La vegetación, en muchos lugares hasta la rodilla o arriba de los mulos, iban
soltando el agua en mis botas mientras la atravesaba. El bosque se fue haciendo
sin embargo tan acogedor, tan bello con sus rumores, sus arroyos, sus cambios
de luces que pronto me recordó una novela que escribí hace una década. Vivir en los bosques, era su título, un
libro que fue concebido en un larga trotada por lo bosques de las Dolomitas. La
novela, que ambienté en la travesía del Pirineo Francés por el GR-10 y que
había hecho el verano anterior, nació de uno de esos desengaños amorosos que te
dejan tirado por tierra durante meses sin que tu cuerpo sea capaz del más
mínimo acto de sentido práctico. El protagonista no supo encontrar otro modo de
huir del apremio de la pasión y los recuerdos que marchar al Pirineo para
sumergir sus penas y su decepción en lo bosques. El bosque como amigo, el
bosque lluvia, el bosque rumoroso, los hayedos donde la luz no penetra nunca,
el bosque tormenta donde los grandes árboles ponían los brazos en alto como
pidiendo cordura a los cielos. No era un bosque amable el que yo buscaba, era
el despecho del enamorado que busca un entorno solitario en que flagelarse. Me
parece que Thoreau no escribió Walden
de manera muy diferente. En un momento de su vida algo en sus relaciones
personales no parecieron ir bien y lo que su cabeza fraguó para aclarar las
penas del alma fue esa estadía junto a la laguna de Walden en medio del bosque
de la que resultó su conocido libro.
El bosque de hoy,
totalmente solitario, como abandonado a su suerte, sus senderos medio
desaparecidos bajo la vegetación, su silencio sólo perturbado por el rumor de
los arroyos, sus caminos convertidos en cauces para el agua de la lluvia de
estos días, era ese lugar remoto ideal para los ermitaños de otras épocas. De
tanto en tanto la niebla se cernía sobre él, o llegaba un lluvia menuda, o
dejaba ver a la derecha el desbarrancadero que se abría a sus pies mientras
menudas nubes blancas se arrastraban perezosas por las laderas.
En algún momento
perdí el camino entre la frondosa vegetación y tuve que recurrir al gps y
atravesar para retomarlo campos inundados con vegetación hasta la cintura.

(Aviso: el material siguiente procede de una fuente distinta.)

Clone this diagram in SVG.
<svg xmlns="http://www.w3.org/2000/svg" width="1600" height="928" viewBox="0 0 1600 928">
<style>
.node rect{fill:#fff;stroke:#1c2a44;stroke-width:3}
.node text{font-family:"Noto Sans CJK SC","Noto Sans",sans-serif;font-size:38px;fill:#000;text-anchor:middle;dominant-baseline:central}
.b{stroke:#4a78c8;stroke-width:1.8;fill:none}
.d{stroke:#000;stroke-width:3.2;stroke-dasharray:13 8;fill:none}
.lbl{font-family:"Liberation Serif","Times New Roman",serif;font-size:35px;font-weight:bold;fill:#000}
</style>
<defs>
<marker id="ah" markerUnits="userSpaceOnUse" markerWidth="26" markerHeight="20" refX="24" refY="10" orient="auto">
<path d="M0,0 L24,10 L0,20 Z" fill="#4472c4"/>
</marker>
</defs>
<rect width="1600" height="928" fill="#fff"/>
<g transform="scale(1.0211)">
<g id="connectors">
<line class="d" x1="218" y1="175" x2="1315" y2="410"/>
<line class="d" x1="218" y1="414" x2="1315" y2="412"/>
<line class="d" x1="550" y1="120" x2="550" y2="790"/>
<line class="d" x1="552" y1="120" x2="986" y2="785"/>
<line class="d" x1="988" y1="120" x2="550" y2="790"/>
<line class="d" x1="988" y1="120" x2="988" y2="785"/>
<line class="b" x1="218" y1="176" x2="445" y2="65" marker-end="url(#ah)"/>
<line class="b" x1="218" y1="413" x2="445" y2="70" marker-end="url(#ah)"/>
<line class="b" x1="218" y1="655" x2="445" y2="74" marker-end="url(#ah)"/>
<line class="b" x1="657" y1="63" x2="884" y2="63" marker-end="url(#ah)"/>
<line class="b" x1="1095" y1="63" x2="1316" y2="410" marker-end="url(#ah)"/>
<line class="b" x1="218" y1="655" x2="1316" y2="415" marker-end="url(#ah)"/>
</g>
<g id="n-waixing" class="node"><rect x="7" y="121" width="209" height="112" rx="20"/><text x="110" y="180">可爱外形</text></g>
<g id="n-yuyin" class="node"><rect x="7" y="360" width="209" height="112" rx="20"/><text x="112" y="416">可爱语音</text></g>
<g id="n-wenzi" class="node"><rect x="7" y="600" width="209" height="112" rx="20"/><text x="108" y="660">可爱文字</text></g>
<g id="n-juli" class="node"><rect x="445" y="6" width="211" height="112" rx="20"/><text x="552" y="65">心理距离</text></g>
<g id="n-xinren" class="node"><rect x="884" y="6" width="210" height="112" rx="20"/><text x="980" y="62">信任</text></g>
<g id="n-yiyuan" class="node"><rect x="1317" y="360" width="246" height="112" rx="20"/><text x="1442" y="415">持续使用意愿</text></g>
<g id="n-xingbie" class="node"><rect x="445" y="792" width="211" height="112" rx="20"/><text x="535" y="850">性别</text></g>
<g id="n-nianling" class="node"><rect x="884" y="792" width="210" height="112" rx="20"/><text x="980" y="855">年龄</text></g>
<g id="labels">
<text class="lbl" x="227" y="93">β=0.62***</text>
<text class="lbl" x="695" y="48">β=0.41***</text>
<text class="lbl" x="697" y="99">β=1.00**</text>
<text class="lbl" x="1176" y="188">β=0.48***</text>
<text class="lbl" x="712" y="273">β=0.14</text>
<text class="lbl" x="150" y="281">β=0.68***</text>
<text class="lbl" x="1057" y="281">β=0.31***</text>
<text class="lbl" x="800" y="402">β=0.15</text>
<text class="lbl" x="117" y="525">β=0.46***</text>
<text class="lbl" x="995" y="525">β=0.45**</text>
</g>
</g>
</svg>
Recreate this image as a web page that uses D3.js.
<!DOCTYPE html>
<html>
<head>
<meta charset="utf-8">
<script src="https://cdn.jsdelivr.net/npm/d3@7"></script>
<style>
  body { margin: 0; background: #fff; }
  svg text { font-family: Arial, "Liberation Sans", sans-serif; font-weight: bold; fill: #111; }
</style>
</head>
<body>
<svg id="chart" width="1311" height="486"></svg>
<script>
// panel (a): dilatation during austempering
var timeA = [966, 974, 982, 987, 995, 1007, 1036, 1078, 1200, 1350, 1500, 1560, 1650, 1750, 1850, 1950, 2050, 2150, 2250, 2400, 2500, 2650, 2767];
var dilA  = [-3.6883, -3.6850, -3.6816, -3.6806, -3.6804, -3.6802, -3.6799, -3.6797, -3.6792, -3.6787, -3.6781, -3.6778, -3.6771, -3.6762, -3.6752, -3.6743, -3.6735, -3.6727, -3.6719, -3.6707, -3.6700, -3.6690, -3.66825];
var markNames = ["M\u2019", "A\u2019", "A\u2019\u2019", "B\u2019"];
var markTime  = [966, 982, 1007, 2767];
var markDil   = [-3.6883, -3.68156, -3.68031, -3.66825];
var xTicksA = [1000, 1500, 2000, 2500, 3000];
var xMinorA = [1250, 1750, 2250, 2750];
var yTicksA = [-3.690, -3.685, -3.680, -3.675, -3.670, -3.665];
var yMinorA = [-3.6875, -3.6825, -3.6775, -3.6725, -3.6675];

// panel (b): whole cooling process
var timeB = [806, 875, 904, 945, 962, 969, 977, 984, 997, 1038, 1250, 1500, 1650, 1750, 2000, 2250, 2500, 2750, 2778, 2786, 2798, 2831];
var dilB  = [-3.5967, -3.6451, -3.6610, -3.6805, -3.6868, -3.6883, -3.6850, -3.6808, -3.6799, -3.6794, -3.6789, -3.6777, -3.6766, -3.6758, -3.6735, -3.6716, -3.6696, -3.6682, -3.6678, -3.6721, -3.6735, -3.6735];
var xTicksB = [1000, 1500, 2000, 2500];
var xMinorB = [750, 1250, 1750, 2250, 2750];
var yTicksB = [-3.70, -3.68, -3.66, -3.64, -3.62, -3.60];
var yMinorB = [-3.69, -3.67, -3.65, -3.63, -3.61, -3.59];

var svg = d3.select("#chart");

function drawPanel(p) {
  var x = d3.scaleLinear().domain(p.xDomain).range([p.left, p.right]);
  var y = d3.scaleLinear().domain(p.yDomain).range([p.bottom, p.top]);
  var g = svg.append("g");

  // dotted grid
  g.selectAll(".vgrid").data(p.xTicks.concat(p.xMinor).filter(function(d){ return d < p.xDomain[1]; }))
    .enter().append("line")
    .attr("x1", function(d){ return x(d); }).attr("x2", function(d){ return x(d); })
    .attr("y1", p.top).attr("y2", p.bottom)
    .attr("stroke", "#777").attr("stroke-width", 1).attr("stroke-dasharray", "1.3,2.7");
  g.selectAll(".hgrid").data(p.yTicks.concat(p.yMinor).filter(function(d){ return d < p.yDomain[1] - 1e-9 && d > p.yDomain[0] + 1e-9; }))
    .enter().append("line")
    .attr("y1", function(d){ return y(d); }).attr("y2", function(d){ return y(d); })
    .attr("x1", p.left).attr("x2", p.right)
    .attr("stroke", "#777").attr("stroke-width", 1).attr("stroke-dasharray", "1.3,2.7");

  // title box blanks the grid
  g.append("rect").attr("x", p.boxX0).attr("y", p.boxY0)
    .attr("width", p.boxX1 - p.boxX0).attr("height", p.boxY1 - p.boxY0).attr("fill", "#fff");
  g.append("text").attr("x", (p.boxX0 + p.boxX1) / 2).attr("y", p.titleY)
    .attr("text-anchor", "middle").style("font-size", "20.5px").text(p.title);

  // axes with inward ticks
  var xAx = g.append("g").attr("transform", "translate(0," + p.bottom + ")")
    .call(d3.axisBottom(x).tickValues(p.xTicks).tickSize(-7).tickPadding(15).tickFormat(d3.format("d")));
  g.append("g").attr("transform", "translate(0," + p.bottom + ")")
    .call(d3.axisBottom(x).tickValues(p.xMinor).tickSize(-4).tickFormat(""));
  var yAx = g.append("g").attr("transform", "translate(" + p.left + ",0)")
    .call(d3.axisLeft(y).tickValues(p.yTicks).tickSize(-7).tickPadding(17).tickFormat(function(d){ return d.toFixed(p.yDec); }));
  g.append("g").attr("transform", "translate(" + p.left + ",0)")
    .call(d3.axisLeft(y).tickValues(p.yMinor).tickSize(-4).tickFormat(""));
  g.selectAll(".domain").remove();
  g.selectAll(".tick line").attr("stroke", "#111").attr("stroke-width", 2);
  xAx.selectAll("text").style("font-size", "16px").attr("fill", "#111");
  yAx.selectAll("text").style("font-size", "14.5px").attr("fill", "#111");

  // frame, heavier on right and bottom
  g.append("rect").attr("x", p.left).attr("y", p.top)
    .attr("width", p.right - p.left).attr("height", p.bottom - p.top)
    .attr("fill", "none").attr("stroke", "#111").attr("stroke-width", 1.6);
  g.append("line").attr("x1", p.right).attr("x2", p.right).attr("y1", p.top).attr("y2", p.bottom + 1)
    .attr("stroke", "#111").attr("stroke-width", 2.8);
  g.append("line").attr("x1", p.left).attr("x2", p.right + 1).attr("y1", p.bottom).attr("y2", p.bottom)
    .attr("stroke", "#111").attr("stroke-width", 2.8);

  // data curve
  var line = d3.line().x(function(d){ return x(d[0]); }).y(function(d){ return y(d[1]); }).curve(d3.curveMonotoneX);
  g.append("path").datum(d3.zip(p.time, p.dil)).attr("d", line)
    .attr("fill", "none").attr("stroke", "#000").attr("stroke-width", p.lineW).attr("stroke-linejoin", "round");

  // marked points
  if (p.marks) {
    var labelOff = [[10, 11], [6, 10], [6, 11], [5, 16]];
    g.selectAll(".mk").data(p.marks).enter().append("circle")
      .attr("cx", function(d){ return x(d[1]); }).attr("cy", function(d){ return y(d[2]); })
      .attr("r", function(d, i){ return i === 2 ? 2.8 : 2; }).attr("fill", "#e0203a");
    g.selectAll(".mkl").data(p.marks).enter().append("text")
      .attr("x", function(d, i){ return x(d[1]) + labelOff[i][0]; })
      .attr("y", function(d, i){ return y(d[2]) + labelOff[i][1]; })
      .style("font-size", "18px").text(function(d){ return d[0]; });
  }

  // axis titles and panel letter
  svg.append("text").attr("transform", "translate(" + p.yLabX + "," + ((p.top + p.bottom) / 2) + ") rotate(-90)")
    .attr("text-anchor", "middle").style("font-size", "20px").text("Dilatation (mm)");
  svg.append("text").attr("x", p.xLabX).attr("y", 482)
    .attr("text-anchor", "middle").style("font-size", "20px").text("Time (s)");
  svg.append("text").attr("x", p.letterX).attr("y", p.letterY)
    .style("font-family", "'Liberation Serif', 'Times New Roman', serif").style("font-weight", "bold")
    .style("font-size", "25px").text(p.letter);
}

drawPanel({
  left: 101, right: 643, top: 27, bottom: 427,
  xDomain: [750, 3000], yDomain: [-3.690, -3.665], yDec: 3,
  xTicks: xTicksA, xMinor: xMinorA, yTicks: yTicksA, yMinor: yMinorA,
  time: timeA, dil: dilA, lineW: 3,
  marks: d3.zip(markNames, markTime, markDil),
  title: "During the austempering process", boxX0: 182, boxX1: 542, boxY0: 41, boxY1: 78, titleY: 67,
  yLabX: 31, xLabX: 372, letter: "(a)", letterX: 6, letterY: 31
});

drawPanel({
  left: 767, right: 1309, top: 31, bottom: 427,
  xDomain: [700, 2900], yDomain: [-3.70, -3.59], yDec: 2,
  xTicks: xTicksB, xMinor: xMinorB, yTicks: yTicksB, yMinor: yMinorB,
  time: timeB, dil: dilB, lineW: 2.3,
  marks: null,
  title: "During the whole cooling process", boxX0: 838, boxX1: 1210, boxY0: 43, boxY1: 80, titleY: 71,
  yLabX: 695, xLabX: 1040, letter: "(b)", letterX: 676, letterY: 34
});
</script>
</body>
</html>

Cuando el sendero pareció más evidente paré un momento para buscar en mi
biblioteca un par de libros. Era el tiempo de la lectura. De mi biblioteca, que
por cierto es más abundante que la legendaria biblioteca de Alejandría y que
cabe en una minúscula micro sd, sustraje Estrellas
y borrascas, de Gaston Rebuffat, y Vivir
en los bosques. Caminando por los Alpes leía las peripecias de aquella otra
caminata a través del Pirineo de hacía década y media. Hoy no habría tiempo ya
para el libro de Rebuffat, la lectura de Vivir
en los bosques me enganchó y con ello llegué al primer collado y a aquel
otro por encima del cual estaba el refugio Biberacher, el Schadonapass. No subí
los doscientos metros que me separaban del refugio. Una cómoda y estrecha pista
descendía por el valle opuesto, todo un paseo de seiscientos metros de desnivel
me esperaban por delante. Comí junto a un arroyo y luego baje durante media
hora charlando por teléfono con Victoria.
Llegué a Schroken
cinco minutos antes de que cerraran el supermercado. Más arriba del pueblo,
quizás no llegara a categoría de pueblo, cuatro casas y una iglesia, elegí para
mi tienda el único lugar practicable, un camino. En medio de él la planté
después de hacer mi acostumbrada rehabilitación.